▼
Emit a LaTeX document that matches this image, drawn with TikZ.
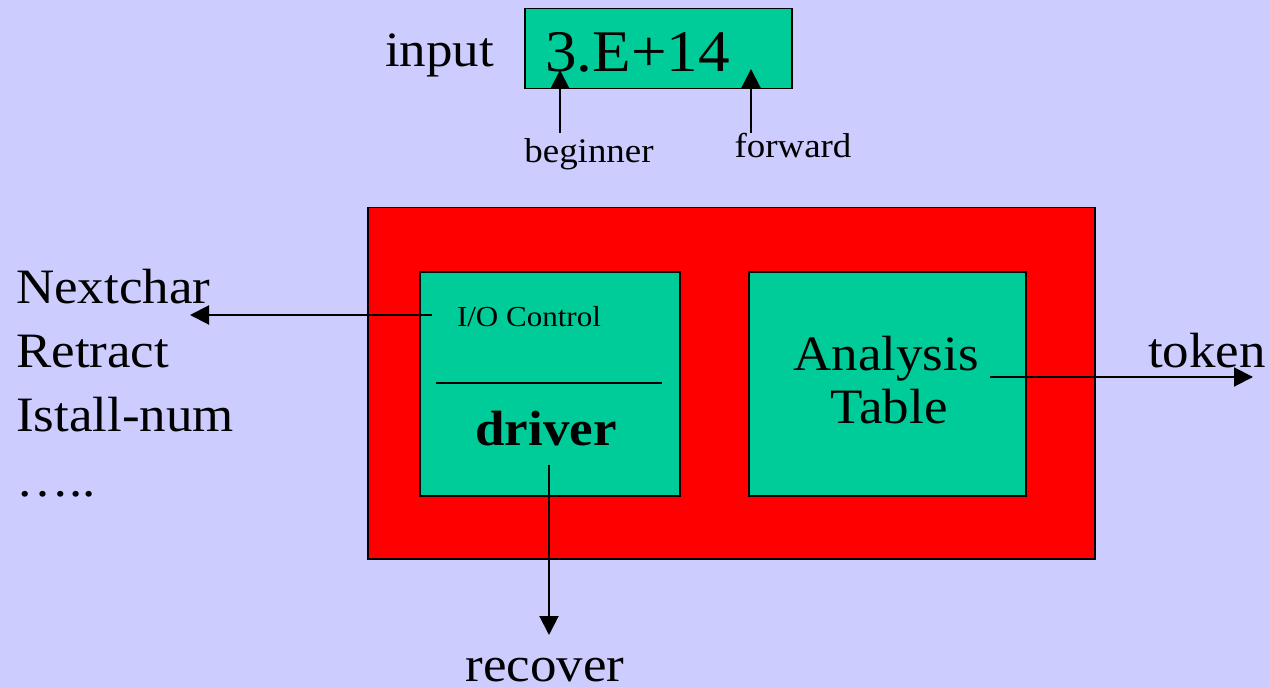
\documentclass[tikz,border=0pt]{standalone}
\usepackage{fontspec}
\setmainfont[FakeStretch=1.07]{Liberation Serif}
\usetikzlibrary{arrows.meta}
\definecolor{bg}{HTML}{CCCCFF}
\definecolor{grn}{HTML}{00CC99}
\begin{document}
\begin{tikzpicture}[x=1pt,y=-1pt,
  box/.style={draw=black, line width=1.5pt, fill=grn, inner sep=0pt, anchor=north west},
  arr/.style={line width=2pt, -{Triangle[length=19pt,width=19pt]}},
  big/.style={font=\fontsize{49.5}{52}\selectfont, inner sep=0pt},
  huge/.style={font=\fontsize{59}{62}\selectfont, inner sep=0pt},
  small/.style={font=\fontsize{34.5}{38}\selectfont, inner sep=0pt},
  tiny/.style={font=\fontsize{29}{32}\selectfont, inner sep=0pt}]
\fill[bg] (0,0) rectangle (1269,687);
\useasboundingbox (0,0) rectangle (1269,687);
% input box
\node (inbox) [box, minimum width=267pt, minimum height=80pt] at (524,8) {};
\node (inlabel) [big, anchor=base west] at (385,67) {input};
\node (value) [huge, anchor=base west] at (545,72) {3.E+14};
\node (beg) [small, anchor=base] at (589,163) {beginner};
\node (fwd) [small, anchor=base] at (793,158) {forward};
\coordinate (begS) at (560,133);
\coordinate (begT) at (560,70);
\coordinate (fwdS) at (751,133);
\coordinate (fwdT) at (751,69);
\draw[arr] (begS) -- (begT);
\draw[arr] (fwdS) -- (fwdT);
% red box
\node (outer) [box, fill=red, minimum width=727pt, minimum height=351pt] at (367,207) {};
\node (drvbox) [box, minimum width=260pt, minimum height=224pt] at (419,271) {};
\node (tabbox) [box, minimum width=277pt, minimum height=224pt] at (748,271) {};
\node (io) [tiny, anchor=base] at (529,326) {I/O Control};
\coordinate (divL) at (436,383);
\coordinate (divR) at (662,383);
\draw[line width=1.5pt] (divL) -- (divR);
\node (drv) [big, anchor=base] at (546,445) {\bfseries driver};
\node (ana) [big, anchor=base] at (886,370) {Analysis};
\node (tab) [big, anchor=base] at (889,423) {Table};
% left list
\node (l1) [big, anchor=base west] at (16,303) {Nextchar};
\node (l2) [big, anchor=base west] at (16,367) {Retract};
\node (l3) [big, anchor=base west] at (16,431) {Istall-num};
\node (l4) [big, anchor=base west] at (16,496) {…..};
% outputs
\node (tok) [big, anchor=base east] at (1266,367) {token};
\node (rec) [big, anchor=base] at (545,681) {recover};
\coordinate (ioS) at (432,315);
\coordinate (ioT) at (190,315);
\coordinate (tokS) at (990,377);
\coordinate (tokT) at (1253,377);
\coordinate (drvS) at (549,465);
\coordinate (drvT) at (549,635);
\draw[arr] (ioS) -- (ioT);
\draw[arr] (tokS) -- (tokT);
\draw[arr] (drvS) -- (drvT);
\end{tikzpicture}
\end{document}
▲
Transcribe the material exactly, and leave out whatever pictures it holds.

**Answer for the task**
Emit a LaTeX document that matches this image, drawn with TikZ.
\documentclass[tikz,border=0pt]{standalone}
\usepackage{fontspec}
\setmainfont[FakeStretch=1.07]{Liberation Serif}
\usetikzlibrary{arrows.meta}
\definecolor{bg}{HTML}{CCCCFF}
\definecolor{grn}{HTML}{00CC99}
\begin{document}
\begin{tikzpicture}[x=1pt,y=-1pt,
  box/.style={draw=black, line width=1.5pt, fill=grn, inner sep=0pt, anchor=north west},
  arr/.style={line width=2pt, -{Triangle[length=19pt,width=19pt]}},
  big/.style={font=\fontsize{49.5}{52}\selectfont, inner sep=0pt},
  huge/.style={font=\fontsize{59}{62}\selectfont, inner sep=0pt},
  small/.style={font=\fontsize{34.5}{38}\selectfont, inner sep=0pt},
  tiny/.style={font=\fontsize{29}{32}\selectfont, inner sep=0pt}]
\fill[bg] (0,0) rectangle (1269,687);
\useasboundingbox (0,0) rectangle (1269,687);
% input box
\node (inbox) [box, minimum width=267pt, minimum height=80pt] at (524,8) {};
\node (inlabel) [big, anchor=base west] at (385,67) {input};
\node (value) [huge, anchor=base west] at (545,72) {3.E+14};
\node (beg) [small, anchor=base] at (589,163) {beginner};
\node (fwd) [small, anchor=base] at (793,158) {forward};
\coordinate (begS) at (560,133);
\coordinate (begT) at (560,70);
\coordinate (fwdS) at (751,133);
\coordinate (fwdT) at (751,69);
\draw[arr] (begS) -- (begT);
\draw[arr] (fwdS) -- (fwdT);
% red box
\node (outer) [box, fill=red, minimum width=727pt, minimum height=351pt] at (367,207) {};
\node (drvbox) [box, minimum width=260pt, minimum height=224pt] at (419,271) {};
\node (tabbox) [box, minimum width=277pt, minimum height=224pt] at (748,271) {};
\node (io) [tiny, anchor=base] at (529,326) {I/O Control};
\coordinate (divL) at (436,383);
\coordinate (divR) at (662,383);
\draw[line width=1.5pt] (divL) -- (divR);
\node (drv) [big, anchor=base] at (546,445) {\bfseries driver};
\node (ana) [big, anchor=base] at (886,370) {Analysis};
\node (tab) [big, anchor=base] at (889,423) {Table};
% left list
\node (l1) [big, anchor=base west] at (16,303) {Nextchar};
\node (l2) [big, anchor=base west] at (16,367) {Retract};
\node (l3) [big, anchor=base west] at (16,431) {Istall-num};
\node (l4) [big, anchor=base west] at (16,496) {…..};
% outputs
\node (tok) [big, anchor=base east] at (1266,367) {token};
\node (rec) [big, anchor=base] at (545,681) {recover};
\coordinate (ioS) at (432,315);
\coordinate (ioT) at (190,315);
\coordinate (tokS) at (990,377);
\coordinate (tokT) at (1253,377);
\coordinate (drvS) at (549,465);
\coordinate (drvT) at (549,635);
\draw[arr] (ioS) -- (ioT);
\draw[arr] (tokS) -- (tokT);
\draw[arr] (drvS) -- (drvT);
\end{tikzpicture}
\end{document}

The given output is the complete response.